Dion and Bob help to save Gretchen and the baby, while Belle rescues Mrs O'Leary. They all manage to escape to the river. Belle and Dion are reconciled, and Mrs. O'Leary predicts that the city will be rebuilt and flourish after her son's sacrifice for its future.

==Cast==
- Tyrone Power as Dion O'Leary
- Alice Faye as Belle Fawcett
- Don Ameche as Jack O'Leary
- Alice Brady as Mrs. Molly O'Leary
- Phyllis Brooks as Ann Colby
- Andy Devine as Pickle Bixby
- Brian Donlevy as Gil Warren
- Tom Brown as Bob O'Leary
- Berton Churchill as Senator Colby
- Sidney Blackmer as General Phil Sheridan
- J. Anthony Hughes (de) as Patrick O'Leary
- Paul Hurst as 'Mitch' Mitchell
- June Storey as Gretchen O'Leary
- Gene Reynolds as Young Dion
- Eddie Collins as Drunk
- Billy Watson as Young Jack
- Spencer Charters as Commissioner W.J. Beavers
- Rondo Hatton as Rondo
- Charles Lane as Booking Agent
- Francis Ford as Driver
- Gustav von Seyffertitz as Dutch
- Russell Hicks as Politician
- Scotty Mattraw as Beef King
- Larry Steers as Belle's Admirer (uncredited)
- Harry Tenbrook as Hub Patron (uncredited)

==Production and release==
During pre-production, MGM had announced that Jean Harlow, who was under contract to that studio, would be loaned to 20th Century Fox to star in the role Belle Fawcett.
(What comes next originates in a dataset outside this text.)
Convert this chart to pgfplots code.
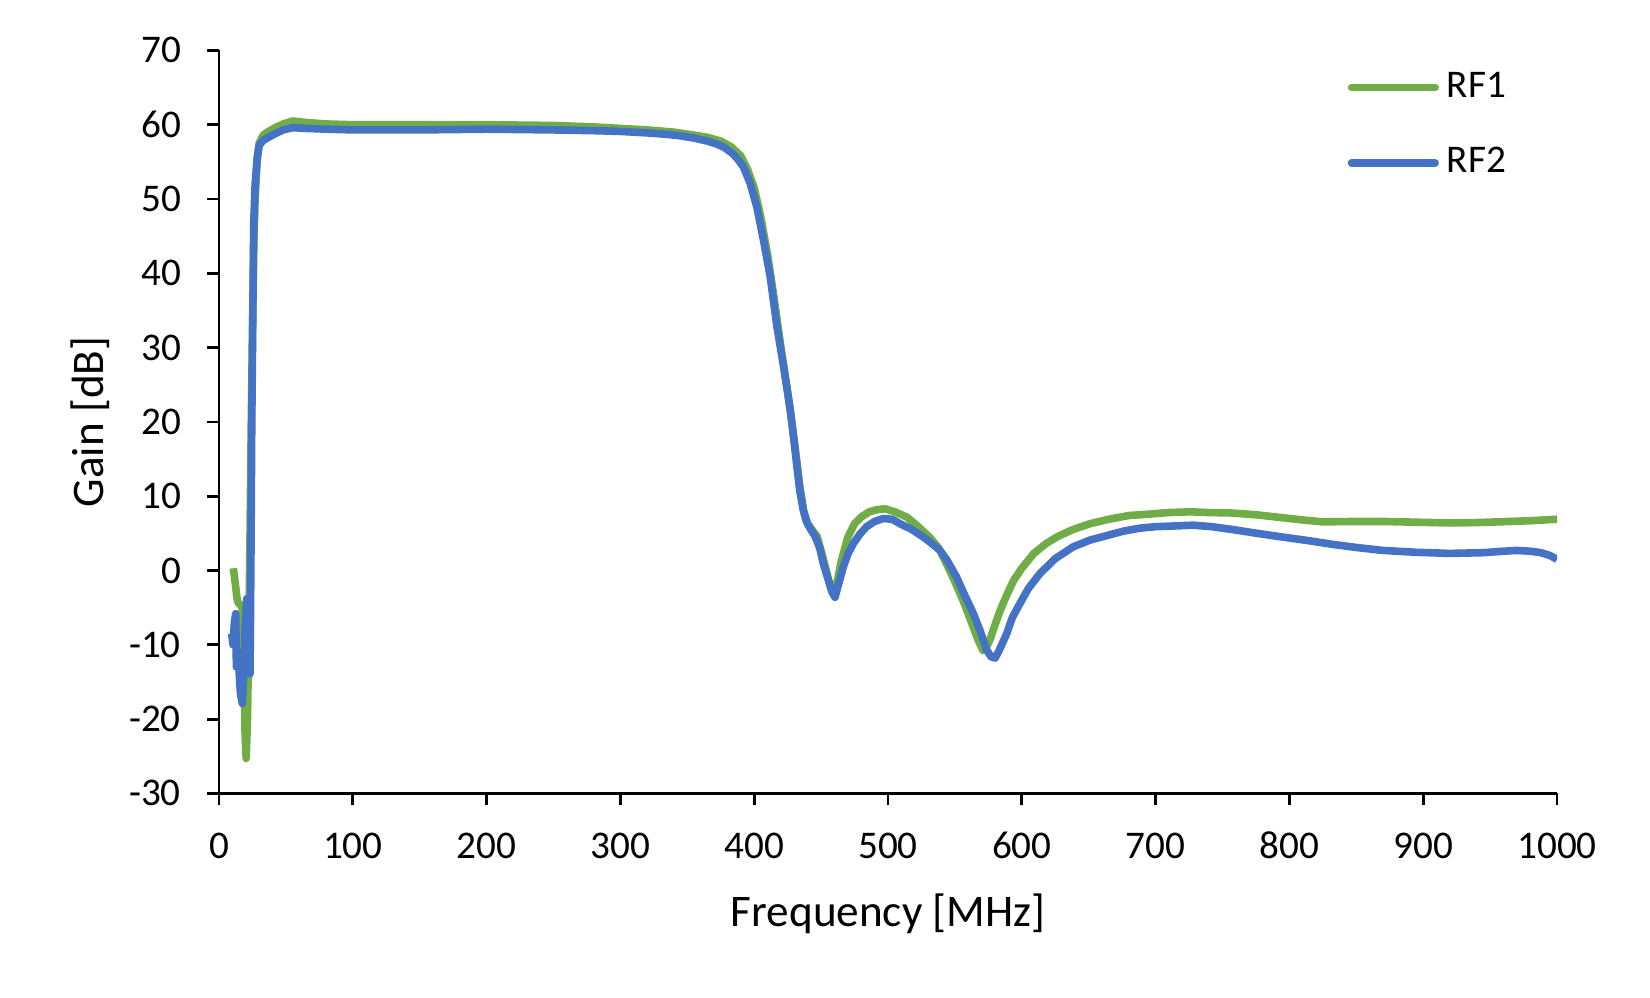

However, due to Harlow's untimely death, the part went to Alice Faye. Faye's popularity skyrocketed as a result of the picture, and she was reunited with Power and Ameche that same year for Alexander's Ragtime Band, which proved to be even more successful.

Some sources claim that MGM offered to loan both Harlow and Clark Gable to Fox for In Old Chicago if they reciprocated by loaning Shirley Temple to MGM for their upcoming production of The Wizard of Oz. However, this is merely a rumor, as Harlow died in June 1937, several months before MGM had even purchased the rights to Oz. The railroad scenes were filmed on the Sierra Railroad in Tuolumne County, California.

The film was released and restored to its full length on DVD in 2005.

==Awards==
The film was nominated for the Academy Award for Best Picture. Alice Brady won the Oscar for Best Actress in a Supporting Role. She was the first person to win the Supporting Oscar after being nominated in the prior year. The film was also nominated in the categories of Music (Scoring), Sound Recording (E. H. Hansen), and Writing (Original Story), and won for Assistant Director (Robert D. Webb).

==Historical accuracy==
Despite crediting the Chicago Historical Society for assistance with historical research, much of the film is fictionalized. The area known as "the Patch" did exist as a predominantly Irish neighbourhood, and was associated with crime, as portrayed in the film. In the years before the film was made it had been supplanted by the Levee, an area renowned for its corrupt politicians, known as the Gray Wolves, whose deeds resemble those of the characters in the film.

The portrayal of the O'Leary family is largely fictitious down to the names of the characters. Mrs. O'Leary's name was Catherine, not Molly. The O'Learys had two children, one son and one daughter. In the movie there are three sons. Her only son was named James Patrick O'Leary. The daughter was named Anna. Their father Patrick O'Leary did not die in 1854 as a result of an accident involving his horses. He died in 1894. Mrs. O'Leary did not run her own "French Laundry" out of their house.

The Mayor of Chicago in 1871 was Roswell B. Mason, not an O'Leary son. However, Mason was elected on a reform ticket like the fictional Jack and took similar measures to deal with the fire. Mrs. O'Leary's son James Patrick did achieve success as a gambler and saloon owner comparable to that of Dion in the film.